I know I wont' be for a long time. My whole life and then some. That's the way He intended it.

He doesn't expect a finished product when I'm still going through the production line.  I still have missing pieces and experiences. I am still unfinished.

He doesn't suggest, nor expect, perfection now- He only asks that we look to Him for help to realize our perfect potential, and let Him help us get there.

Our struggles and imperfections are not a surprise nor a disappointment to God or the Savior. They knew we would have difficulties and doubts, sadness and frustration, weaknesses and shortcomings. They also  knew at times we would be weighed down by unhealthy expectations and guilt. These things just get in the way of our progression. They want us to turn to them- to hand our weaknesses and sorrows over to them.

In Matthew 11:28 the Savior says, "Come unto me all ye that labor and are heavy laden, and I will give you rest." Then in John 14:1 he says, "Let your heart not be troubled, ye believe in God, believe also in me."
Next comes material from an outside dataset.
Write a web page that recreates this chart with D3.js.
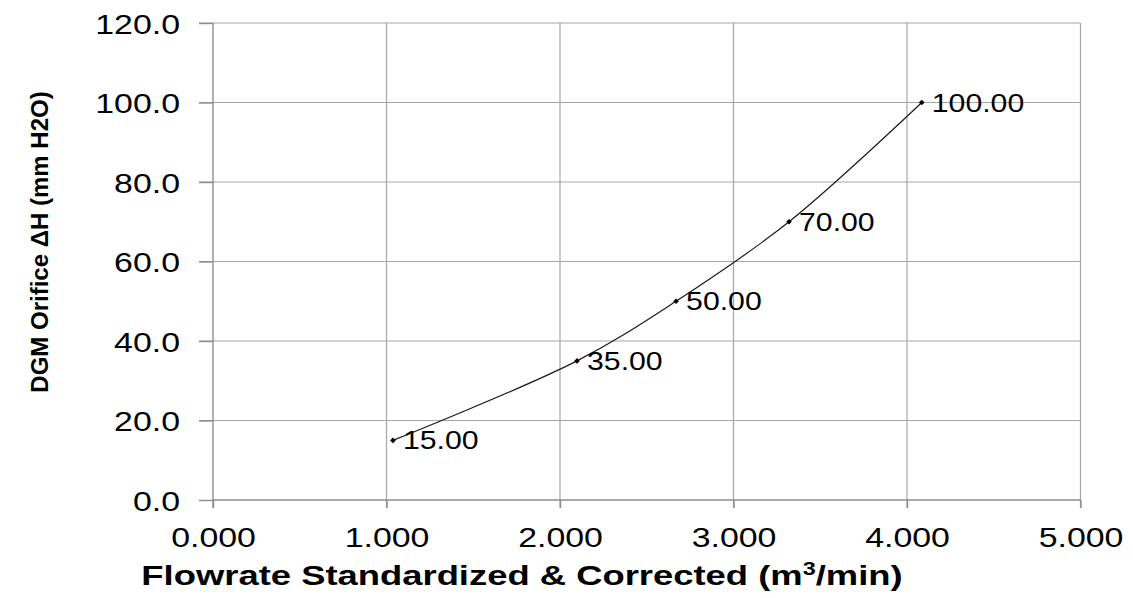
<!DOCTYPE html>
<html>
<head>
<meta charset="utf-8">
<script src="https://cdn.jsdelivr.net/npm/d3@7"></script>
<style>
  html, body { margin: 0; padding: 0; background: #fff; }
  svg { display: block; font-family: "Liberation Sans", Arial, sans-serif; }
  .grid line { stroke: #a6a6a6; stroke-width: 1.2; }
  .eje path, .eje line { stroke: #8c8c8c; stroke-width: 1.4; }
</style>
</head>
<body>
<svg id="grafica" width="1133" height="598"></svg>
<script>
// datos
const caudal   = [1.037, 2.098, 2.669, 3.320, 4.085];   // m3/min
const deltaH   = [15, 35, 50, 70, 100];                  // mm H2O
const etiquetas = ["15.00", "35.00", "50.00", "70.00", "100.00"];
const ticksX   = [0, 1, 2, 3, 4, 5];
const ticksY   = [0, 20, 40, 60, 80, 100, 120];

const estiramiento = 1.21;  // el texto original esta ensanchado

const svg = d3.select('#grafica');

const izq = 213, der = 1080.5, arriba = 23, abajo = 500;

const x = d3.scaleLinear().domain([0, 5]).range([izq, der]);
const y = d3.scaleLinear().domain([0, 120]).range([abajo, arriba]);

// rejilla
svg.append('g').attr('class', 'grid')
  .selectAll('line.v').data(ticksX.slice(1)).join('line')
  .attr('x1', d => x(d)).attr('x2', d => x(d))
  .attr('y1', arriba).attr('y2', abajo + 8);

svg.append('g').attr('class', 'grid')
  .selectAll('line.h').data(ticksY.slice(1)).join('line')
  .attr('x1', izq - 14).attr('x2', der)
  .attr('y1', d => y(d)).attr('y2', d => y(d));

// ejes
const ejeX = svg.append('g').attr('class', 'eje')
  .attr('transform', `translate(0,${abajo})`)
  .call(d3.axisBottom(x).tickValues(ticksX).tickFormat(d3.format('.3f')).tickSizeOuter(0).tickSize(8));

ejeX.selectAll('text')
  .attr('y', 0).attr('dy', 0)
  .attr('transform', `translate(0,47) scale(${estiramiento},1)`)
  .style('font-size', '28px').style('fill', '#000');

const ejeY = svg.append('g').attr('class', 'eje')
  .attr('transform', `translate(${izq},0)`)
  .call(d3.axisLeft(y).tickValues(ticksY).tickFormat(d3.format('.1f')).tickSizeOuter(0).tickSize(14));

ejeY.selectAll('text')
  .attr('x', 0).attr('dy', 0)
  .attr('transform', `translate(-33,10) scale(${estiramiento},1)`)
  .style('font-size', '28px').style('fill', '#000');

ejeX.select('.domain').attr('d', `M${izq},0H${der}`);
ejeY.select('.domain').attr('d', `M0,${arriba}V${abajo + 8}`);

// curva suavizada
const puntos = caudal.map((c, i) => [c, deltaH[i]]);

const linea = d3.line()
  .x(d => x(d[0]))
  .y(d => y(d[1]))
  .curve(d3.curveCatmullRom.alpha(0.5));

svg.append('path')
  .datum(puntos)
  .attr('d', linea)
  .attr('fill', 'none')
  .attr('stroke', '#1a1a1a')
  .attr('stroke-width', 1.2);

// marcadores en rombo
svg.selectAll('path.marca')
  .data(puntos)
  .join('path')
  .attr('class', 'marca')
  .attr('d', d3.symbol(d3.symbolSquare, 16))
  .attr('transform', d => `translate(${x(d[0])},${y(d[1])}) rotate(45)`)
  .attr('fill', '#000');

// etiquetas de datos
svg.selectAll('text.etiqueta')
  .data(puntos)
  .join('text')
  .attr('class', 'etiqueta')
  .attr('transform', d => `translate(${x(d[0]) + 10},${y(d[1]) + 9}) scale(${estiramiento},1)`)
  .style('font-size', '25px')
  .text((d, i) => etiquetas[i]);

// titulos de los ejes
svg.append('text')
  .attr('transform', 'translate(522,585) scale(1.30,1)')
  .attr('text-anchor', 'middle')
  .style('font-size', '28px').style('font-weight', 'bold')
  .html('Flowrate Standardized &amp; Corrected (m<tspan dy="-10" font-size="18">3</tspan><tspan dy="10">/min)</tspan>');

svg.append('text')
  .attr('transform', 'translate(48,242) rotate(-90)')
  .attr('text-anchor', 'middle')
  .style('font-size', '24px').style('font-weight', 'bold')
  .text('DGM Orifice ΔH (mm H2O)');
</script>
</body>
</html>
They want us to be happy now in the knowledge that we will be perfect later. They want to help us now, so we can reach our perfection later. 

That's the beauty of our progression: we don't - can't - do it alone. 

God will be there, if we let Him, to mold us, to guide us, to strengthen us and to cheer us on. He is our creator, and we are His creations in progress. He is actively working with us and through us to help us reach out greatest potential. He celebrates our steps- even the smallest of them - every day. 

He applauds the way we love, serve, repent and forgive. He has given us our innate longing to do better, to be better- not so we will feel sadness in our perfections, but so that we will seek Him out in them. And together, someday, we will be made perfect.

Until then, I know for me, I will find joy in each step I take, knowing that perfection isn't expected of me, but waiting for me someday. 

I'm perfection in progress, and proud of it.